● **Supplied material**
.....

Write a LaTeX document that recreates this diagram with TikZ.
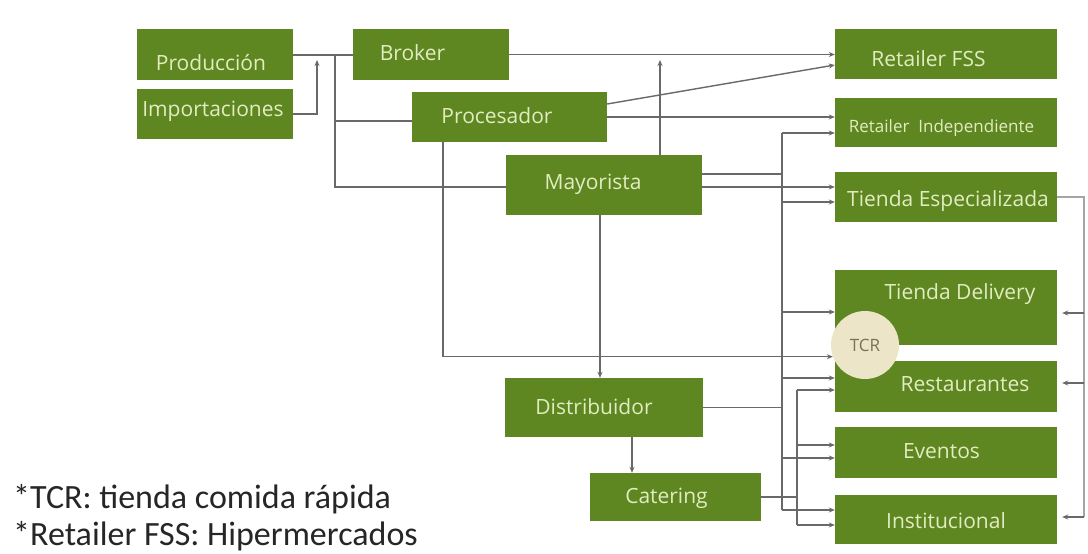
\documentclass[tikz,border=0pt]{standalone}
\usepackage{fontspec}
\setmainfont{Open Sans}
\newfontfamily\notefont{Carlito}
\usetikzlibrary{arrows.meta, positioning, calc}
\definecolor{boxgreen}{RGB}{94,135,33}
\definecolor{boxtxt}{RGB}{226,236,192}
\definecolor{linegray}{RGB}{105,105,105}
\definecolor{tcrfill}{RGB}{236,229,200}
\definecolor{tcrtxt}{RGB}{125,112,84}
\tikzset{
    % Boxes and labels
    box/.style    = {rectangle, fill=boxgreen, inner sep=0pt},
    boxlbl/.style = {font=\fontsize{21}{25}\selectfont, text=boxtxt, inner sep=0pt,
                     text height=15pt, text depth=0pt},
    tcrnode/.style = {circle, fill=tcrfill, minimum size=68pt, inner sep=0pt,
                      font=\fontsize{17}{20}\selectfont, text=tcrtxt},
    note/.style   = {font=\notefont\fontsize{34}{40}\selectfont, text=black!85,
                     inner sep=0pt, anchor=base west},
    % Connectors
    conn/.style  = {draw=linegray, line width=1.4pt},
    arrow/.style = {conn, -{Stealth[length=6pt, width=5pt]}}
}
\begin{document}
\begin{tikzpicture}[x=1pt, y=-1pt]
    \fill[white] (0,0) rectangle (1088,554);
    \useasboundingbox (0,0) rectangle (1088,554);

    % Origin (left column)
    \node (prod) [box, minimum width=156pt, minimum height=51pt,
        label={[boxlbl, shift={(-4,8)}]center:Producción}] at (215,54.5) {};
    \node (imp) [box, minimum width=156pt, minimum height=50pt,
        label={[boxlbl, shift={(-2,-5.5)}]center:Importaciones}] at (215,114) {};

    % Intermediaries
    \node (broker) [box, minimum width=156pt, minimum height=51pt,
        label={[boxlbl, shift={(-18.5,-2)}]center:Broker}] at (431,54.5) {};
    \node (proc) [box, minimum width=195pt, minimum height=50pt,
        label={[boxlbl, shift={(-12.5,-1.5)}]center:Procesador}] at (509.5,117) {};
    \node (mayor) [box, minimum width=196pt, minimum height=60pt,
        label={[boxlbl, shift={(-11,-3.5)}]center:Mayorista}] at (604,185) {};
    \node (dist) [box, minimum width=198pt, minimum height=59pt,
        label={[boxlbl, shift={(-10,-1)}]center:Distribuidor}] at (604,407.5) {};
    \node (cat) [box, minimum width=171pt, minimum height=48pt,
        label={[boxlbl, shift={(-9,-1.5)}]center:Catering}] at (675.5,497) {};

    % Channels (right column)
    \node (rfss) [box, minimum width=222pt, minimum height=50pt,
        label={[boxlbl, shift={(-17.5,5)}]center:Retailer FSS}] at (946,54) {};
    \node (rind) [box, minimum width=222pt, minimum height=49pt,
        label={[boxlbl, font=\fontsize{17}{20}\selectfont, text height=12pt, shift={(-4.5,3.5)}]center:Retailer~~Independiente}] at (946,122.5) {};
    \node (tesp) [box, minimum width=222pt, minimum height=50pt,
        label={[boxlbl, shift={(2,2)}]center:Tienda Especializada}] at (946,197) {};
    \node (tdel) [box, minimum width=222pt, minimum height=75pt,
        label={[boxlbl, shift={(14,-16)}]center:Tienda Delivery}] at (946,307.5) {};
    \node (rest) [box, minimum width=222pt, minimum height=51pt,
        label={[boxlbl, shift={(19,-2.5)}]center:Restaurantes}] at (946,386.5) {};
    \node (evt) [box, minimum width=222pt, minimum height=51pt,
        label={[boxlbl, shift={(-4.5,-2)}]center:Eventos}] at (946,452.5) {};
    \node (inst) [box, minimum width=222pt, minimum height=49pt,
        label={[boxlbl, shift={(0,1)}]center:Institucional}] at (946,519.5) {};
    \node (tcr) [tcrnode] at (865,345) {TCR};

    % Junctions
    \coordinate (jbroker) at (317,55);
    \coordinate (jleft) at (335,55);
    \coordinate (mtop) at (660,55);
    \coordinate (bus1top) at (782,133);
    \coordinate (bus1bot) at (782,510);
    \coordinate (bus2top) at (797,390);
    \coordinate (bus2bot) at (797,525);
    \coordinate (rbot) at (1084,517);

    % --- Connections ---
    \draw[conn] (prod.east |- jleft) -- (broker.west |- jleft);
    \draw[arrow, shorten >=5pt] (imp.east) -| (jbroker);
    \draw[conn] (jleft) |- ([yshift=-2pt]mayor.west);
    \draw[conn] (jleft |- 0,121) -- (proc.west |- 0,121);

    \draw[arrow] (broker.east) -- (broker.east -| rfss.west);
    \draw[arrow] ([yshift=13pt]proc.east) -- ([yshift=-11pt]rfss.west);
    \draw[arrow] (proc.east) -- (proc.east -| rind.west);
    \draw[arrow, shorten >=5pt] (mtop |- mayor.north) -- (mtop);
    \draw[conn] ([yshift=11pt]mayor.east) -- (bus1top |- 0,174);
    \draw[arrow] ([yshift=-2pt]mayor.east) -- (tesp.west |- 0,187);

    % Vertical flows
    \draw[arrow] ([xshift=-66.5pt]proc.south) |- (tcr.200);
    \draw[arrow] ([xshift=-4pt]mayor.south) -- ([xshift=-4pt]dist.north);
    \draw[arrow] ([xshift=28pt]dist.south) -- ([xshift=-43.5pt]cat.north);

    % Distribution buses
    \draw[conn] (bus1top) -- (bus1bot);
    \foreach \n/\y in {rind/133, tesp/202, tdel/312, rest/378, evt/458, inst/510}
        \draw[arrow] (bus1top |- 0,\y) -- (\n.west |- 0,\y);
    \draw[conn] (dist.east) -- (dist.east -| bus1top);
    \draw[conn] (bus2top) -- (bus2bot);
    \foreach \n/\y in {rest/390, evt/445, inst/525}
        \draw[arrow] (bus2top |- 0,\y) -- (\n.west |- 0,\y);
    \draw[conn] (cat.east) -- (cat.east -| bus2top);

    % Return from Tienda Especializada
    \draw[conn, draw=linegray!60] (tesp.east) -| (rbot);
    \foreach \n/\y in {tdel/313, rest/383, inst/517}
        \draw[arrow, shorten >=5pt] (rbot |- 0,\y) -- (\n.east |- 0,\y);

    % Notes
    \node (note1) [note] at (13,508) {*TCR: tienda comida rápida};
    \node (note2) [note] at (13,545) {*Retailer FSS: Hipermercados};
\end{tikzpicture}
\end{document}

.....

Reproduce all of the data exactly, omitting each picture it holds.

Write a LaTeX document that recreates this diagram with TikZ.
\documentclass[tikz,border=0pt]{standalone}
\usepackage{fontspec}
\setmainfont{Open Sans}
\newfontfamily\notefont{Carlito}
\usetikzlibrary{arrows.meta, positioning, calc}
\definecolor{boxgreen}{RGB}{94,135,33}
\definecolor{boxtxt}{RGB}{226,236,192}
\definecolor{linegray}{RGB}{105,105,105}
\definecolor{tcrfill}{RGB}{236,229,200}
\definecolor{tcrtxt}{RGB}{125,112,84}
\tikzset{
    % Boxes and labels
    box/.style    = {rectangle, fill=boxgreen, inner sep=0pt},
    boxlbl/.style = {font=\fontsize{21}{25}\selectfont, text=boxtxt, inner sep=0pt,
                     text height=15pt, text depth=0pt},
    tcrnode/.style = {circle, fill=tcrfill, minimum size=68pt, inner sep=0pt,
                      font=\fontsize{17}{20}\selectfont, text=tcrtxt},
    note/.style   = {font=\notefont\fontsize{34}{40}\selectfont, text=black!85,
                     inner sep=0pt, anchor=base west},
    % Connectors
    conn/.style  = {draw=linegray, line width=1.4pt},
    arrow/.style = {conn, -{Stealth[length=6pt, width=5pt]}}
}
\begin{document}
\begin{tikzpicture}[x=1pt, y=-1pt]
    \fill[white] (0,0) rectangle (1088,554);
    \useasboundingbox (0,0) rectangle (1088,554);

    % Origin (left column)
    \node (prod) [box, minimum width=156pt, minimum height=51pt,
        label={[boxlbl, shift={(-4,8)}]center:Producción}] at (215,54.5) {};
    \node (imp) [box, minimum width=156pt, minimum height=50pt,
        label={[boxlbl, shift={(-2,-5.5)}]center:Importaciones}] at (215,114) {};

    % Intermediaries
    \node (broker) [box, minimum width=156pt, minimum height=51pt,
        label={[boxlbl, shift={(-18.5,-2)}]center:Broker}] at (431,54.5) {};
    \node (proc) [box, minimum width=195pt, minimum height=50pt,
        label={[boxlbl, shift={(-12.5,-1.5)}]center:Procesador}] at (509.5,117) {};
    \node (mayor) [box, minimum width=196pt, minimum height=60pt,
        label={[boxlbl, shift={(-11,-3.5)}]center:Mayorista}] at (604,185) {};
    \node (dist) [box, minimum width=198pt, minimum height=59pt,
        label={[boxlbl, shift={(-10,-1)}]center:Distribuidor}] at (604,407.5) {};
    \node (cat) [box, minimum width=171pt, minimum height=48pt,
        label={[boxlbl, shift={(-9,-1.5)}]center:Catering}] at (675.5,497) {};

    % Channels (right column)
    \node (rfss) [box, minimum width=222pt, minimum height=50pt,
        label={[boxlbl, shift={(-17.5,5)}]center:Retailer FSS}] at (946,54) {};
    \node (rind) [box, minimum width=222pt, minimum height=49pt,
        label={[boxlbl, font=\fontsize{17}{20}\selectfont, text height=12pt, shift={(-4.5,3.5)}]center:Retailer~~Independiente}] at (946,122.5) {};
    \node (tesp) [box, minimum width=222pt, minimum height=50pt,
        label={[boxlbl, shift={(2,2)}]center:Tienda Especializada}] at (946,197) {};
    \node (tdel) [box, minimum width=222pt, minimum height=75pt,
        label={[boxlbl, shift={(14,-16)}]center:Tienda Delivery}] at (946,307.5) {};
    \node (rest) [box, minimum width=222pt, minimum height=51pt,
        label={[boxlbl, shift={(19,-2.5)}]center:Restaurantes}] at (946,386.5) {};
    \node (evt) [box, minimum width=222pt, minimum height=51pt,
        label={[boxlbl, shift={(-4.5,-2)}]center:Eventos}] at (946,452.5) {};
    \node (inst) [box, minimum width=222pt, minimum height=49pt,
        label={[boxlbl, shift={(0,1)}]center:Institucional}] at (946,519.5) {};
    \node (tcr) [tcrnode] at (865,345) {TCR};

    % Junctions
    \coordinate (jbroker) at (317,55);
    \coordinate (jleft) at (335,55);
    \coordinate (mtop) at (660,55);
    \coordinate (bus1top) at (782,133);
    \coordinate (bus1bot) at (782,510);
    \coordinate (bus2top) at (797,390);
    \coordinate (bus2bot) at (797,525);
    \coordinate (rbot) at (1084,517);

    % --- Connections ---
    \draw[conn] (prod.east |- jleft) -- (broker.west |- jleft);
    \draw[arrow, shorten >=5pt] (imp.east) -| (jbroker);
    \draw[conn] (jleft) |- ([yshift=-2pt]mayor.west);
    \draw[conn] (jleft |- 0,121) -- (proc.west |- 0,121);

    \draw[arrow] (broker.east) -- (broker.east -| rfss.west);
    \draw[arrow] ([yshift=13pt]proc.east) -- ([yshift=-11pt]rfss.west);
    \draw[arrow] (proc.east) -- (proc.east -| rind.west);
    \draw[arrow, shorten >=5pt] (mtop |- mayor.north) -- (mtop);
    \draw[conn] ([yshift=11pt]mayor.east) -- (bus1top |- 0,174);
    \draw[arrow] ([yshift=-2pt]mayor.east) -- (tesp.west |- 0,187);

    % Vertical flows
    \draw[arrow] ([xshift=-66.5pt]proc.south) |- (tcr.200);
    \draw[arrow] ([xshift=-4pt]mayor.south) -- ([xshift=-4pt]dist.north);
    \draw[arrow] ([xshift=28pt]dist.south) -- ([xshift=-43.5pt]cat.north);

    % Distribution buses
    \draw[conn] (bus1top) -- (bus1bot);
    \foreach \n/\y in {rind/133, tesp/202, tdel/312, rest/378, evt/458, inst/510}
        \draw[arrow] (bus1top |- 0,\y) -- (\n.west |- 0,\y);
    \draw[conn] (dist.east) -- (dist.east -| bus1top);
    \draw[conn] (bus2top) -- (bus2bot);
    \foreach \n/\y in {rest/390, evt/445, inst/525}
        \draw[arrow] (bus2top |- 0,\y) -- (\n.west |- 0,\y);
    \draw[conn] (cat.east) -- (cat.east -| bus2top);

    % Return from Tienda Especializada
    \draw[conn, draw=linegray!60] (tesp.east) -| (rbot);
    \foreach \n/\y in {tdel/313, rest/383, inst/517}
        \draw[arrow, shorten >=5pt] (rbot |- 0,\y) -- (\n.east |- 0,\y);

    % Notes
    \node (note1) [note] at (13,508) {*TCR: tienda comida rápida};
    \node (note2) [note] at (13,545) {*Retailer FSS: Hipermercados};
\end{tikzpicture}
\end{document}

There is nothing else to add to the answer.